> Data section:
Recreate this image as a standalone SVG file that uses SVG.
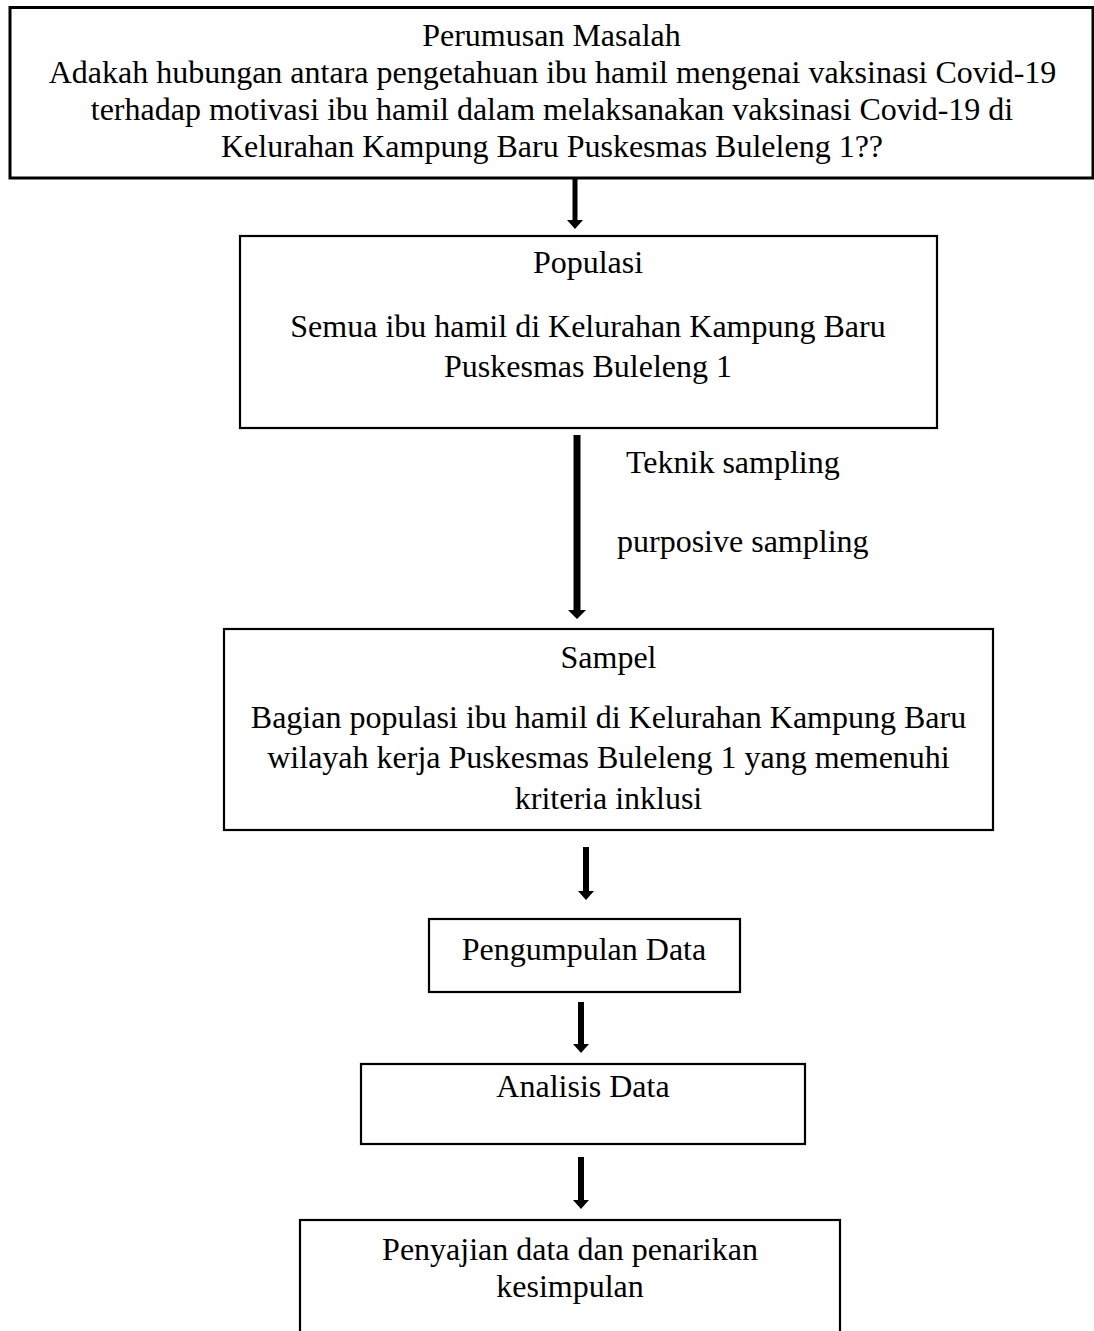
<svg xmlns="http://www.w3.org/2000/svg" width="1094" height="1331" viewBox="0 0 1094 1331">
<style>
.box{fill:#fff;stroke:#000;stroke-width:2.2}
.t{font-family:"Liberation Serif","Times New Roman",serif;font-size:32px;fill:#000}
.m{text-anchor:middle}
.arr{fill:#000}
</style>
<rect width="1094" height="1331" fill="#fff"/>
<g id="perumusan">
<rect class="box" x="10" y="7.5" width="1083" height="170.5" style="stroke-width:3"/>
<text class="t m" x="551.5" y="46">Perumusan Masalah</text>
<text class="t m" x="552.5" y="83">Adakah hubungan antara pengetahuan ibu hamil mengenai vaksinasi Covid-19</text>
<text class="t m" x="552" y="120">terhadap motivasi ibu hamil dalam melaksanakan vaksinasi Covid-19 di</text>
<text class="t m" x="552" y="157">Kelurahan Kampung Baru Puskesmas Buleleng 1??</text>
</g>
<g id="populasi">
<rect class="box" x="240" y="236" width="697" height="192"/>
<text class="t m" x="588" y="273">Populasi</text>
<text class="t m" x="588" y="337">Semua ibu hamil di Kelurahan Kampung Baru</text>
<text class="t m" x="588" y="377">Puskesmas Buleleng 1</text>
</g>
<g id="teknik">
<text class="t" x="626" y="473">Teknik sampling</text>
<text class="t" x="617" y="552">purposive sampling</text>
</g>
<g id="sampel">
<rect class="box" x="224" y="629" width="769" height="201"/>
<text class="t m" x="608.5" y="668">Sampel</text>
<text class="t m" x="608.5" y="728">Bagian populasi ibu hamil di Kelurahan Kampung Baru</text>
<text class="t m" x="608.5" y="768">wilayah kerja Puskesmas Buleleng 1 yang memenuhi</text>
<text class="t m" x="608.5" y="809">kriteria inklusi</text>
</g>
<g id="pengumpulan">
<rect class="box" x="429" y="919" width="311" height="73"/>
<text class="t m" x="584" y="960">Pengumpulan Data</text>
</g>
<g id="analisis">
<rect class="box" x="361" y="1064" width="444" height="80"/>
<text class="t m" x="583" y="1097">Analisis Data</text>
</g>
<g id="penyajian">
<rect class="box" x="300" y="1220" width="540" height="130"/>
<text class="t m" x="570" y="1260">Penyajian data dan penarikan</text>
<text class="t m" x="570" y="1297">kesimpulan</text>
</g>
<g id="connectors">
<path class="arr" d="M572.5,179 L577.5,179 L577.5,220 L583,220 L575,229 L567,220 L572.5,220 Z"/>
<path class="arr" d="M573.5,435 L580.5,435 L580.5,610 L586,610 L577,619 L568,610 L573.5,610 Z"/>
<path class="arr" d="M583,847 L589,847 L589,891 L594,891 L586,900 L578,891 L583,891 Z"/>
<path class="arr" d="M578,1002 L584,1002 L584,1044 L589,1044 L581,1053 L573,1044 L578,1044 Z"/>
<path class="arr" d="M578,1157 L584,1157 L584,1200 L589,1200 L581,1209 L573,1200 L578,1200 Z"/>
</g>
</svg>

> Exercise details:
Write out the listing word for word, omitting the pictures it holds.

> Response to this task:
Recreate this image as a standalone SVG file that uses SVG.
<svg xmlns="http://www.w3.org/2000/svg" width="1094" height="1331" viewBox="0 0 1094 1331">
<style>
.box{fill:#fff;stroke:#000;stroke-width:2.2}
.t{font-family:"Liberation Serif","Times New Roman",serif;font-size:32px;fill:#000}
.m{text-anchor:middle}
.arr{fill:#000}
</style>
<rect width="1094" height="1331" fill="#fff"/>
<g id="perumusan">
<rect class="box" x="10" y="7.5" width="1083" height="170.5" style="stroke-width:3"/>
<text class="t m" x="551.5" y="46">Perumusan Masalah</text>
<text class="t m" x="552.5" y="83">Adakah hubungan antara pengetahuan ibu hamil mengenai vaksinasi Covid-19</text>
<text class="t m" x="552" y="120">terhadap motivasi ibu hamil dalam melaksanakan vaksinasi Covid-19 di</text>
<text class="t m" x="552" y="157">Kelurahan Kampung Baru Puskesmas Buleleng 1??</text>
</g>
<g id="populasi">
<rect class="box" x="240" y="236" width="697" height="192"/>
<text class="t m" x="588" y="273">Populasi</text>
<text class="t m" x="588" y="337">Semua ibu hamil di Kelurahan Kampung Baru</text>
<text class="t m" x="588" y="377">Puskesmas Buleleng 1</text>
</g>
<g id="teknik">
<text class="t" x="626" y="473">Teknik sampling</text>
<text class="t" x="617" y="552">purposive sampling</text>
</g>
<g id="sampel">
<rect class="box" x="224" y="629" width="769" height="201"/>
<text class="t m" x="608.5" y="668">Sampel</text>
<text class="t m" x="608.5" y="728">Bagian populasi ibu hamil di Kelurahan Kampung Baru</text>
<text class="t m" x="608.5" y="768">wilayah kerja Puskesmas Buleleng 1 yang memenuhi</text>
<text class="t m" x="608.5" y="809">kriteria inklusi</text>
</g>
<g id="pengumpulan">
<rect class="box" x="429" y="919" width="311" height="73"/>
<text class="t m" x="584" y="960">Pengumpulan Data</text>
</g>
<g id="analisis">
<rect class="box" x="361" y="1064" width="444" height="80"/>
<text class="t m" x="583" y="1097">Analisis Data</text>
</g>
<g id="penyajian">
<rect class="box" x="300" y="1220" width="540" height="130"/>
<text class="t m" x="570" y="1260">Penyajian data dan penarikan</text>
<text class="t m" x="570" y="1297">kesimpulan</text>
</g>
<g id="connectors">
<path class="arr" d="M572.5,179 L577.5,179 L577.5,220 L583,220 L575,229 L567,220 L572.5,220 Z"/>
<path class="arr" d="M573.5,435 L580.5,435 L580.5,610 L586,610 L577,619 L568,610 L573.5,610 Z"/>
<path class="arr" d="M583,847 L589,847 L589,891 L594,891 L586,900 L578,891 L583,891 Z"/>
<path class="arr" d="M578,1002 L584,1002 L584,1044 L589,1044 L581,1053 L573,1044 L578,1044 Z"/>
<path class="arr" d="M578,1157 L584,1157 L584,1200 L589,1200 L581,1209 L573,1200 L578,1200 Z"/>
</g>
</svg>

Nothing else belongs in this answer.